Video from the event is available above.
Each celebrated individual must be 60 years of age or older, have resided in the Middle Tennessee area for 25 years or more, and have made outstanding contributions to their community.
MTSU has recognized nearly 130 people since the program began.
Tony Strode, Black History Month Committee member and transfer enrollment coordinator, served as master of ceremony while Daniel Green, Black History Month Committee chairman and director of MTSU’s Office of Intercultural and Diversity Affairs, and Travis Strattion, assistant manager with the Scholars Academy, presented a special slideshow of the honorees. They are:
• Education — Sue Alexander, a telephone operator at MTSU, volunteer host at athletic events and church volunteer.

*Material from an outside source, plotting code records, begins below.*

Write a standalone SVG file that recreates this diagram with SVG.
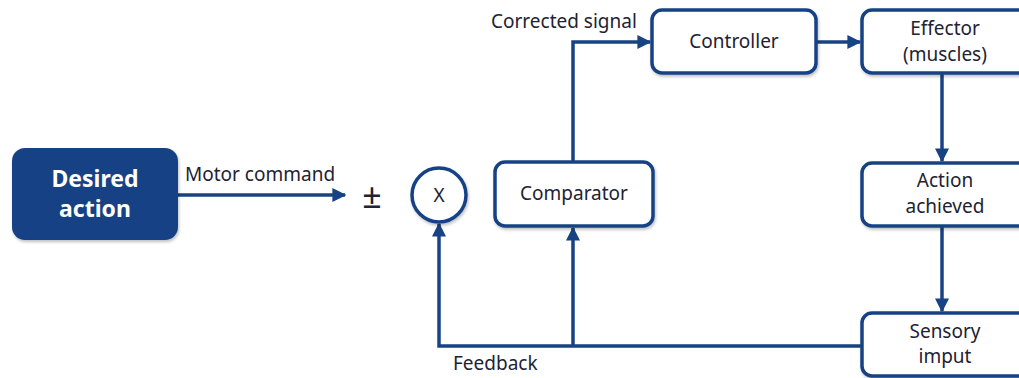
<svg xmlns="http://www.w3.org/2000/svg" width="1019" height="378" viewBox="0 0 1019 378">
  <defs>
    <marker id="arrow" viewBox="0 0 10 10" refX="9" refY="5" markerWidth="4" markerHeight="4" markerUnits="strokeWidth" orient="auto">
      <path d="M0,0 L10,5 L0,10 z" fill="#174385"/>
    </marker>
    <filter id="shadow" x="-10%" y="-10%" width="120%" height="130%">
      <feDropShadow dx="1" dy="2" stdDeviation="1.5" flood-color="#000" flood-opacity="0.25"/>
    </filter>
  </defs>
  <style>
    .box { fill: #ffffff; stroke: #174385; stroke-width: 3.5; filter: url(#shadow); }
    .main { fill: #174385; filter: url(#shadow); }
    .lbl { font-family: "Noto Sans", "Open Sans", sans-serif; font-size: 19px; fill: #222233; text-anchor: middle; }
    .edge { font-family: "Noto Sans", "Open Sans", sans-serif; font-size: 19px; fill: #222233; }
    .bold { font-family: "Noto Sans", "Open Sans", sans-serif; font-size: 23px; font-weight: bold; fill: #ffffff; text-anchor: middle; }
    .wire { fill: none; stroke: #174385; stroke-width: 3.5; }
  </style>
  <rect width="1019" height="378" fill="#ffffff"/>

  <g id="connectors">
    <path class="wire" d="M178,195 H345" marker-end="url(#arrow)"/>
    <path class="wire" d="M573,162 V42 H650" marker-end="url(#arrow)"/>
    <path class="wire" d="M816,42 H860" marker-end="url(#arrow)"/>
    <path class="wire" d="M942,73 V161" marker-end="url(#arrow)"/>
    <path class="wire" d="M942,226 V311" marker-end="url(#arrow)"/>
    <path class="wire" d="M862,346 H439 V224" marker-end="url(#arrow)"/>
    <path class="wire" d="M573,346 V228" marker-end="url(#arrow)"/>
    <text class="edge" x="185" y="181">Motor command</text>
    <text class="edge" x="491" y="28">Corrected signal</text>
    <text class="edge" x="453" y="370">Feedback</text>
  </g>

  <g id="desired-action">
    <rect class="main" x="12" y="148" width="166" height="92" rx="13"/>
    <text class="bold" x="95" y="187">Desired</text>
    <text class="bold" x="95" y="217">action</text>
  </g>

  <g id="plus-minus">
    <text class="lbl" x="372" y="208" style="font-size:34px">±</text>
  </g>

  <g id="multiplier">
    <circle cx="439" cy="195" r="27" fill="#ffffff" stroke="#174385" stroke-width="3.5" filter="url(#shadow)"/>
    <text class="lbl" x="439" y="202">X</text>
  </g>

  <g id="comparator">
    <rect class="box" x="495" y="162" width="158" height="64" rx="10"/>
    <text class="lbl" x="574" y="200">Comparator</text>
  </g>

  <g id="controller">
    <rect class="box" x="652" y="10" width="164" height="63" rx="10"/>
    <text class="lbl" x="734" y="48">Controller</text>
  </g>

  <g id="effector">
    <rect class="box" x="862" y="10" width="170" height="63" rx="10"/>
    <text class="lbl" x="945" y="35">Effector</text>
    <text class="lbl" x="945" y="61">(muscles)</text>
  </g>

  <g id="action-achieved">
    <rect class="box" x="862" y="163" width="170" height="63" rx="10"/>
    <text class="lbl" x="945" y="187">Action</text>
    <text class="lbl" x="945" y="213">achieved</text>
  </g>

  <g id="sensory-input">
    <rect class="box" x="862" y="313" width="170" height="63" rx="10"/>
    <text class="lbl" x="945" y="338">Sensory</text>
    <text class="lbl" x="945" y="363">imput</text>
  </g>
</svg>
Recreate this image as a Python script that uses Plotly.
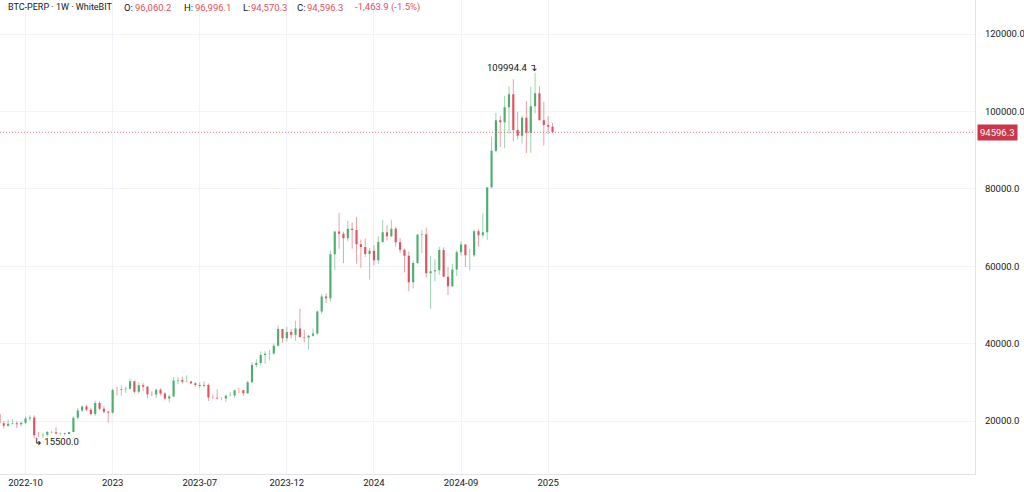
import datetime as dt
import plotly.graph_objects as go

# ---------------- data (weekly bars, first bar = 2022-09-12) ----------------
opens = [21830, 19420, 18800, 19310, 19420, 19190, 19570, 20630, 20920, 16330,
         16290, 16430, 17130, 17100, 16780, 16840, 16620, 17130, 20870, 22710,
         23740, 22930, 21800, 24630, 23170, 22420, 22140, 28000, 27990, 28190,
         28320, 30300, 27590, 29230, 28850, 26920, 26850, 28080, 27100, 25840,
         26340, 30460, 30580, 30160, 30230, 29760, 29280, 29040, 29300, 26090,
         26000, 25830, 25840, 26530, 26570, 27970, 27930, 27150, 29990, 34500,
         35010, 37070, 37360, 37450, 39460, 43780, 41370, 42990, 42280, 43930,
         41730, 41580, 42030, 42580, 48300, 52140, 51730, 63100, 68950, 68400,
         67200, 69650, 69360, 65660, 64940, 63120, 64000, 61540, 66270, 68800,
         67760, 69650, 66200, 64250, 62700, 55850, 60800, 68150, 68250, 58150,
         58700, 58950, 64200, 57300, 54850, 59150, 63600, 65600, 62800, 62850,
         69000, 68000, 68750, 80400, 89850, 97700, 97200, 101100, 104450, 95200,
         93700, 98350, 94500, 101300, 104700, 97700, 96460, 96060.2]
highs = [22800, 19960, 20390, 20480, 19950, 19700, 21090, 21480, 21470, 17190,
         16810, 17400, 17430, 18390, 17060, 16970, 17180, 21260, 23370, 23960,
         24250, 23450, 25250, 25120, 23900, 22600, 28400, 28870, 29180, 28830,
         31000, 30450, 30040, 29820, 29100, 27650, 28300, 28450, 27400, 26800,
         31400, 31280, 31500, 31800, 30340, 29990, 30050, 30250, 29690, 26830,
         28140, 26130, 26840, 27480, 28000, 28600, 28000, 30400, 35200, 35950,
         37970, 37980, 38420, 39990, 44700, 43800, 44400, 43800, 45900, 49000,
         43580, 42250, 43880, 48600, 52800, 52980, 64000, 69000, 73800, 68920,
         71770, 71300, 72800, 66900, 67200, 64700, 65500, 67700, 71950, 70600,
         72000, 70200, 67300, 64500, 63800, 61400, 68400, 69400, 70000, 62700,
         61800, 65000, 64900, 59800, 60600, 64100, 66500, 65600, 64500, 69400,
         69500, 73600, 77200, 93500, 99600, 98900, 104000, 106500, 108350, 99900,
         98900, 102700, 106400, 109994.4, 106450, 102500, 98800, 96996.1]
lows = [19320, 18130, 18470, 19100, 18190, 18650, 19160, 20050, 15500, 15820,
        15600, 16000, 16870, 16530, 16260, 16330, 16500, 17100, 20400, 22290,
        22500, 21460, 21350, 22730, 21970, 19550, 21900, 26600, 26500, 27250,
        28170, 27130, 27020, 27670, 25810, 26420, 25870, 26600, 25350, 24800,
        26250, 29500, 29700, 29950, 29500, 28860, 28580, 28700, 25170, 25780,
        25600, 25340, 24900, 26380, 26000, 27200, 26530, 26950, 29900, 33900,
        34500, 34800, 35630, 37150, 39300, 40200, 40500, 41300, 40750, 41500,
        40300, 38500, 41800, 42260, 47700, 50500, 50900, 59000, 64500, 60800,
        66400, 64500, 60660, 59600, 62400, 56550, 60200, 60600, 66060, 66600,
        67500, 65070, 63380, 58400, 53500, 54260, 60600, 63400, 57100, 49000,
        56100, 57800, 57200, 52550, 54600, 57500, 62700, 59800, 58900, 62400,
        65000, 67400, 66800, 80200, 89400, 90800, 90500, 94200, 92200, 92800,
        91700, 89250, 89300, 99500, 97800, 91200, 94100, 94570.3]
closes = [19420, 18800, 19310, 19420, 19190, 19570, 20630, 20920, 16330, 16290,
          16430, 17130, 17100, 16780, 16840, 16620, 17130, 20870, 22710, 23740,
          22930, 21800, 24630, 23170, 22420, 22140, 28000, 27990, 28190, 28320,
          30300, 27590, 29230, 28850, 26920, 26850, 28080, 27100, 25840, 26340,
          30460, 30580, 30160, 30230, 29760, 29280, 29040, 29300, 26090, 26000,
          25830, 25840, 26530, 26570, 27970, 27930, 27150, 29990, 34500, 35010,
          37070, 37360, 37450, 39460, 43780, 41370, 42990, 42280, 43930, 41730,
          41580, 42030, 42580, 48300, 52140, 51730, 63100, 68950, 68400, 67200,
          69650, 69360, 65660, 64940, 63120, 64000, 61540, 66270, 68800, 67760,
          69650, 66200, 64250, 62700, 55850, 60800, 68150, 68250, 58150, 58700,
          58950, 64200, 57300, 54850, 59150, 63600, 65600, 62800, 62850, 69000,
          68000, 68750, 80400, 89850, 97700, 97200, 101100, 104450, 95200, 93700,
          98350, 94500, 101300, 104700, 97700, 96460, 96060.2, 94596.3]

first_week = dt.date(2022, 9, 12)
weeks = [first_week + dt.timedelta(days=7 * i) for i in range(len(closes))]

tick_bars = [6, 26, 46, 66, 86, 106, 126]
tick_labels = ["2022-10", "2023", "2023-07", "2023-12", "2024", "2024-09", "2025"]
price_ticks = [20000, 40000, 60000, 80000, 100000, 120000]

last_close = closes[-1]
high_label_bar = highs.index(max(highs))
low_label_bar = lows.index(min(lows))

UP = "#4caf6e"
DOWN = "#e4505f"
UP_W = "rgba(76,175,110,0.55)"
DOWN_W = "rgba(228,80,95,0.55)"
TXT = "#131722"
FONT = "Roboto"

# ---------------- wicks ----------------
def wick_xy(cond):
    xs, ys = [], []
    for w, h, l, o, c in zip(weeks, highs, lows, opens, closes):
        if cond(o, c):
            xs += [w, w, None]
            ys += [h, l, None]
    return xs, ys

fig = go.Figure()
xu, yu = wick_xy(lambda o, c: c >= o)
xd, yd = wick_xy(lambda o, c: c < o)
fig.add_trace(go.Scatter(x=xu, y=yu, mode="lines", line=dict(color=UP_W, width=1),
                         hoverinfo="skip", showlegend=False))
fig.add_trace(go.Scatter(x=xd, y=yd, mode="lines", line=dict(color=DOWN_W, width=1),
                         hoverinfo="skip", showlegend=False))

# ---------------- bodies ----------------
fig.add_trace(go.Candlestick(
    x=weeks, open=opens, high=highs, low=lows, close=closes,
    increasing=dict(line=dict(color=UP, width=0), fillcolor=UP),
    decreasing=dict(line=dict(color=DOWN, width=0), fillcolor=DOWN),
    showlegend=False,
))

# ---------------- axes ----------------
x0 = first_week + dt.timedelta(days=7 * 0.168)
x1 = first_week + dt.timedelta(days=7 * 224.05)
fig.update_xaxes(
    range=[x0, x1], type="date",
    tickvals=[weeks[i] for i in tick_bars], ticktext=tick_labels,
    showgrid=True, gridcolor="#f0f3fa", gridwidth=1,
    showline=True, linecolor="#e0e3eb", linewidth=1,
    ticks="", tickfont=dict(family=FONT, size=9.5, color=TXT),
    rangeslider=dict(visible=False), zeroline=False, fixedrange=True,
)
fig.update_yaxes(
    side="right", range=[6305, 128785],
    tickvals=price_ticks, ticktext=[f"{v:.1f}" for v in price_ticks],
    showgrid=True, gridcolor="#f0f3fa", gridwidth=1,
    showline=True, linecolor="#e0e3eb", linewidth=1,
    ticks="", ticklabelstandoff=7,
    tickfont=dict(family=FONT, size=9.5, color=TXT),
    zeroline=False,
)

# ---------------- last price line + label ----------------
fig.add_shape(type="line", xref="paper", x0=0, x1=1, yref="y", y0=last_close, y1=last_close,
              line=dict(color="rgba(228,80,95,0.8)", width=1, dash="1px,2px"))
fig.add_annotation(xref="paper", x=1, xanchor="left", xshift=2, yref="y", y=last_close,
                   text=f"{last_close:.1f}", showarrow=False, bgcolor="#c8374a",
                   font=dict(family=FONT, size=9.5, color="white"), borderpad=2)

# ---------------- high / low markers ----------------
fig.add_annotation(x=weeks[high_label_bar], y=highs[high_label_bar], xanchor="right", yanchor="middle",
                   xshift=4, yshift=5, text=f"{highs[high_label_bar]:.1f} ↴", showarrow=False,
                   font=dict(family=FONT, size=9.5, color=TXT))
fig.add_annotation(x=weeks[low_label_bar], y=lows[low_label_bar], xanchor="left", yanchor="middle",
                   xshift=-2, yshift=-3, text=f"↳ {lows[low_label_bar]:.1f}", showarrow=False,
                   font=dict(family=FONT, size=9.5, color=TXT))

# ---------------- header ----------------
W, H = 975.0, 474.0
o, h, l, c = opens[-1], highs[-1], lows[-1], closes[-1]
chg = c - o
header = [
    (6, "BTC-PERP · 1W · WhiteBIT", TXT, 9),
    (122, "O:", TXT, 9.5), (133, f"{o:,.1f}", DOWN, 9.5),
    (182, "H:", TXT, 9.5), (193, f"{h:,.1f}", DOWN, 9.5),
    (241, "L:", TXT, 9.5), (249, f"{l:,.1f}", DOWN, 9.5),
    (295, "C:", TXT, 9.5), (305, f"{c:,.1f}", DOWN, 9.5),
    (353, f"{chg:,.1f} ({chg / o * 100:.1f}%)", DOWN, 9.5),
]
for px, txt, col, sz in header:
    fig.add_annotation(xref="paper", yref="paper", x=px / W, y=1 - 7.5 / H,
                       xanchor="left", yanchor="middle", text=txt, showarrow=False,
                       font=dict(family=FONT, size=sz, color=col))

fig.update_layout(
    width=1024, height=492,
    margin=dict(l=0, r=49, t=0, b=18),
    paper_bgcolor="white", plot_bgcolor="white",
    showlegend=False, hovermode=False,
)

fig.write_html("out.html", config={"displayModeBar": False})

• Community Service — Violet D. Cox Wingo, an adjunct professor of social work at MTSU who has encouraged voter registration and civic involvement through her membership in the NAACP.
• Excellence in Sports — George Gibson, founder of the Above the Rim Gym, a nonprofit basketball academy for boys ages 7-17 which helps provide them with skills to prepare them for adulthood.
• Advocate of Civility — Christa Martin, the vice mayor of Columbia, Tennessee, and a volunteer in more than 15 civic organizations.
• Education — Kim Sokoya, associate dean of the Jennings A. Jones College of Business and creator of the college’s Flex MBA Program, which allows students to obtain master’s degrees in business administration entirely online.
Also honored with the university’s annual Unsung Staff Award was Danielle Rochelle, outreach coordinator for the MT One Stop and a member of MTSU Black History Month Committee.
An MTSU alumna, Rochelle coordinated a virtual “Campus Family Matters” information panel in partnership with the Office of Student Success.
MTSU President Sidney A. McPhee provided congratulatory remarks to the honorees and online audience, while Student Government Association President Chelseah Moore, a senior finance major, led the virtual audience in a recitation of the True Blue Pledge.
Sean “Mack” McDonald, a musician and junior audio production major from Augusta, Georgia, entertained with a rendition of “To Be Young, Gifted and Black,” composed by Nina Simone and Weldon Irvine.
“The Black History Month Committee sincerely thanks the campus and wider community for joining us online for this special celebration,” Green said.
“And congratulations again to this year’s honorees for their ongoing service to the community and for setting a tremendous example for all of us to follow.”